D’accord, pour le goûter, il est préférable d’être déjà un peu familiarisé avec un ton, une écriture qui appelle à l’intériorité. Mais Alexandre Jollien ne se paie pas de mots, il est simplement vrai avec lui-même et son parcours quotidien pour “accueillir la vie telle qu’elle se propose” ne cherche en aucun cas à nous tirer une larme. Il écrit avec un mélange de jubilation et de sagesse, de poésie intime parsemée de petites pincées d’humour et une grande dose d’humilité. Juste pour nous aider à nous simplifier, nous fluidifier, nous aimer. Tout cela à travers sa lecture des philosophes, son expérience de la paternité et celle plus éprouvante du handicap moteur-cérébral de naissance; il souffre en effet d’athétose, une maladie qui ne laisse le corps au repos que durant le sommeil et qui rend l’élocution particulière. D’ailleurs ma prochaine étape, sur les conseils de ma fille, est d’écouter le CD qui accompagne le bouquin. Un extrait …

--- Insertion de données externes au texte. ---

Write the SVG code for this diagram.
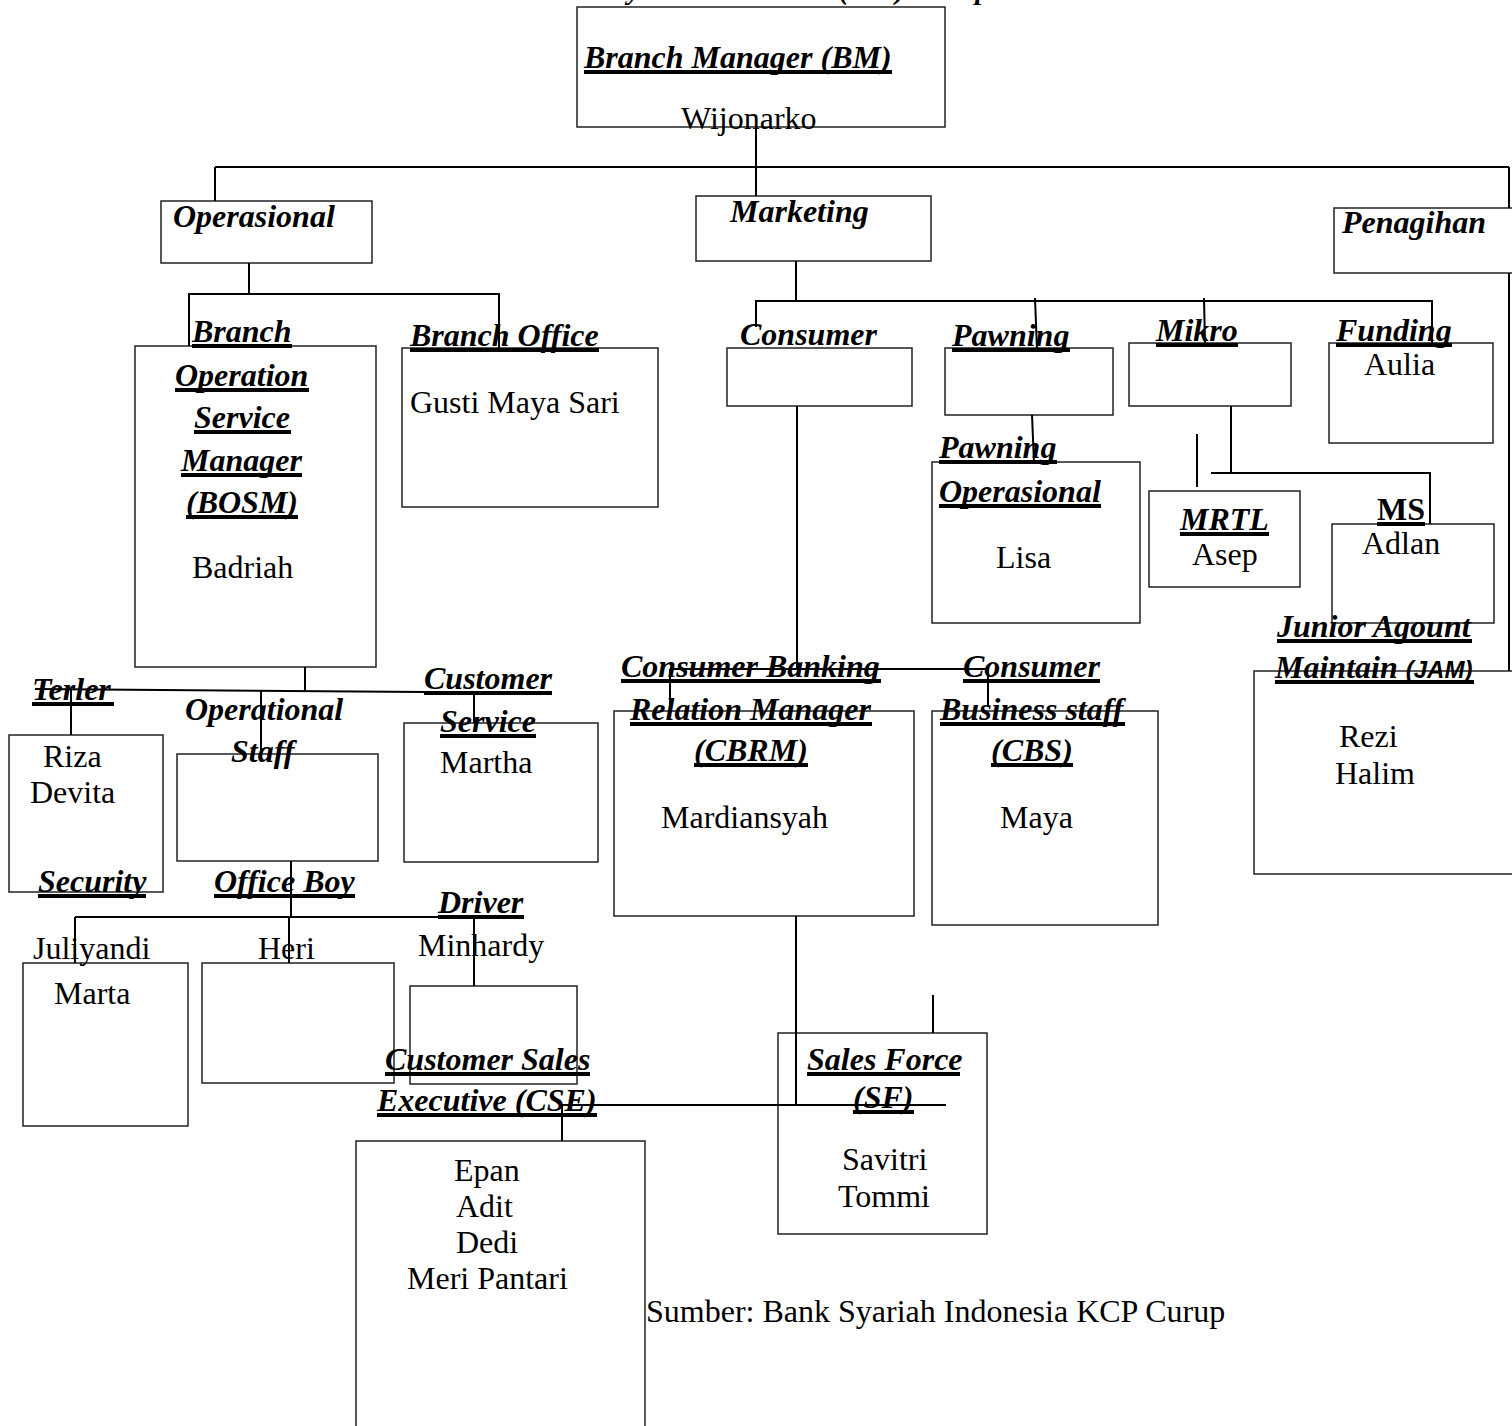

Jollien-Petit traité abandon“Qu’est-ce que je peux faire pour me protéger de la vie ? Absolument rien. Et pourtant, jour après jour, j’essaie de construire des boucliers et des façades qui me protégeraient du tragique de l’existence. La dimension tragique de l’existence fait partie de la vie. Quand on l’a compris du fond de son être, on peut danser avec ce tragique sans se crisper. Mais en attendant, il faut beaucoup de détermination pour s’en approcher, même petit à petit. Le philosophe Amiel disait : « 1 000 pas en avant, 999 en arrière. C’est cela le progrès. » Le désir aliéné voudrait que l’on progresse une fois pour toutes, que l’on guérisse de toutes nos blessures intérieures. Mais la chose est sans doute radicalement impossible. Ce qui nous sauve, c’est de savoir que l’on ne peut pas guérir de ses blessures mais que l’on peut vivre avec, que l’on peut cohabiter avec elles sans qu’il y ait nécessairement de l’amertume.
[…]
Ce n’est pas quand j’aurai réglé tous mes comptes avec la vie que je serai heureux. C’est ici et maintenant, avec mes milles blessures, que je suis déjà dans la joie.”